## The records
##############################
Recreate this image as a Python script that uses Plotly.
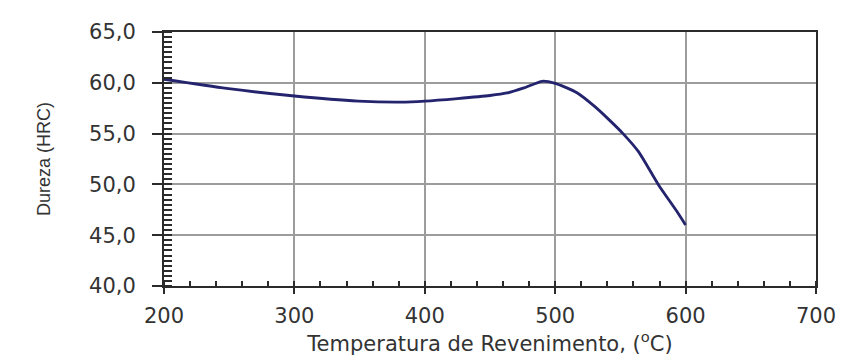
import plotly.graph_objects as go

temperatura = [200, 248, 300, 349, 382, 400, 425, 450, 463, 476, 490, 500, 508, 517, 530, 541, 552, 564, 579, 593, 600]
dureza = [60.35, 59.45, 58.7, 58.2, 58.1, 58.2, 58.45, 58.75, 59.0, 59.5, 60.15, 59.95, 59.55, 59.0, 57.7, 56.4, 55.0, 53.2, 50.0, 47.4, 46.0]

x_ticks = [200, 300, 400, 500, 600, 700]
y_ticks = [40, 45, 50, 55, 60, 65]

AXIS = "#2b2b2b"
GRID = "#9c9c9c"
TXT = "#333333"

fig = go.Figure()
fig.add_trace(go.Scatter(
    x=temperatura, y=dureza, mode="lines",
    line=dict(color="#23236e", width=2.8, shape="spline", smoothing=0.6),
    showlegend=False, hoverinfo="skip",
))

fig.update_layout(
    width=848, height=358,
    margin=dict(l=164, r=27, t=32, b=70),
    paper_bgcolor="white", plot_bgcolor="white",
    separators=", ",
    font=dict(family="DejaVu Sans", color=TXT),
    xaxis=dict(
        range=[200, 700], tickvals=x_ticks, ticktext=[str(v) for v in x_ticks],
        showgrid=True, gridcolor=GRID, gridwidth=1.6,
        showline=True, linecolor=AXIS, linewidth=2, mirror=True,
        ticks="outside", ticklen=6, tickwidth=2, tickcolor=AXIS,
        minor=dict(dtick=20, tick0=200, ticks="inside", ticklen=5, tickwidth=2, tickcolor=AXIS, showgrid=False),
        tickfont=dict(family="DejaVu Sans", size=21, color=TXT),
        ticklabelstandoff=4,
        title=dict(text="Temperatura de Revenimento, (<sup>o</sup>C)",
                   font=dict(family="DejaVu Sans", size=21, color=TXT), standoff=3),
        zeroline=False,
    ),
    yaxis=dict(
        range=[40, 65], tickvals=y_ticks, tickformat=".1f",
        showgrid=True, gridcolor=GRID, gridwidth=1.6,
        showline=True, linecolor=AXIS, linewidth=2, mirror=True,
        ticks="outside", ticklen=10, tickwidth=2, tickcolor=AXIS,
        minor=dict(dtick=0.5, tick0=40, ticks="inside", ticklen=8, tickwidth=1.6, tickcolor=AXIS, showgrid=False),
        tickfont=dict(family="DejaVu Sans", size=21, color=TXT),
        ticklabelstandoff=12,
        title=dict(text="Dureza (HRC)", font=dict(family="Liberation Sans", size=18, color=TXT), standoff=34),
        zeroline=False,
    ),
)

fig.write_html("out.html")
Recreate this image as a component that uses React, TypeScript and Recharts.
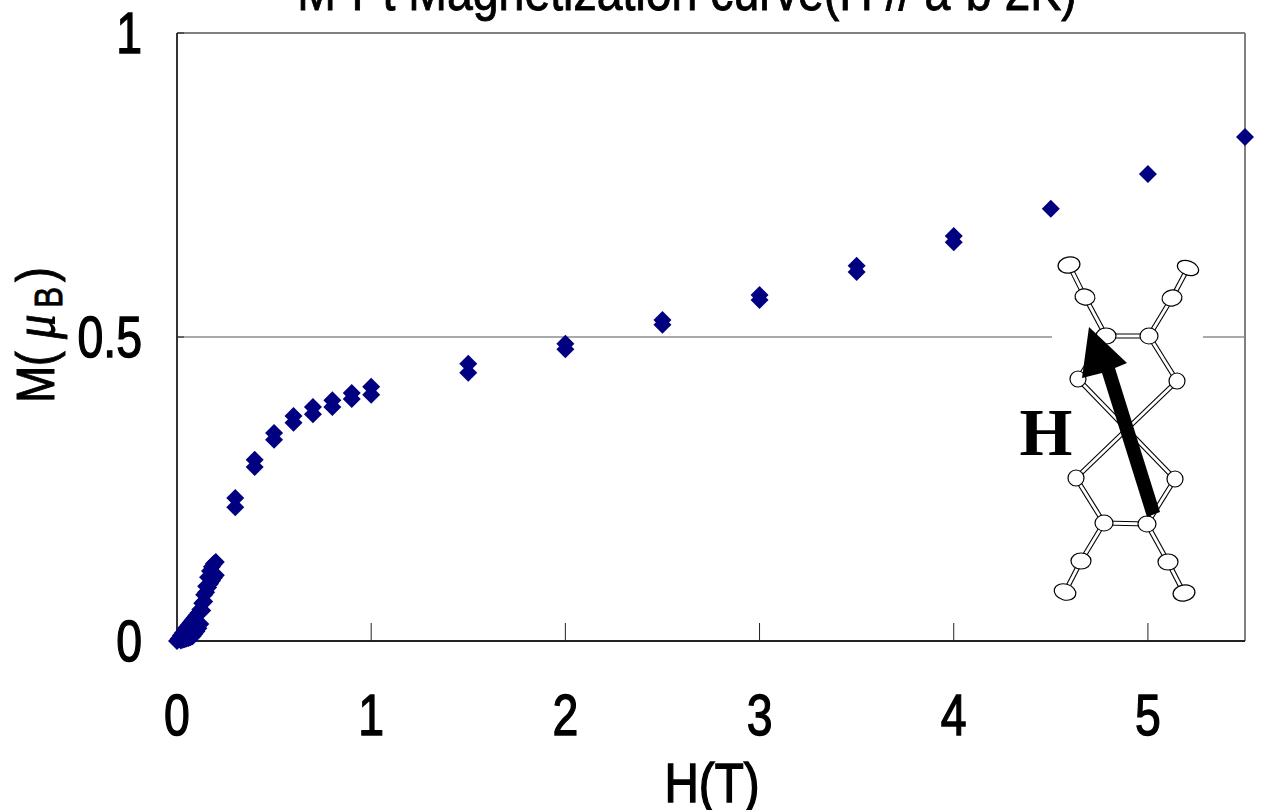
##############################
## Problem statement
Start at the first line of the records and write out everything up to and including the line containing "import plotly.graph_objects as go". No pictures.

## Answer to this task
Recreate this image as a Python script that uses Plotly.
import plotly.graph_objects as go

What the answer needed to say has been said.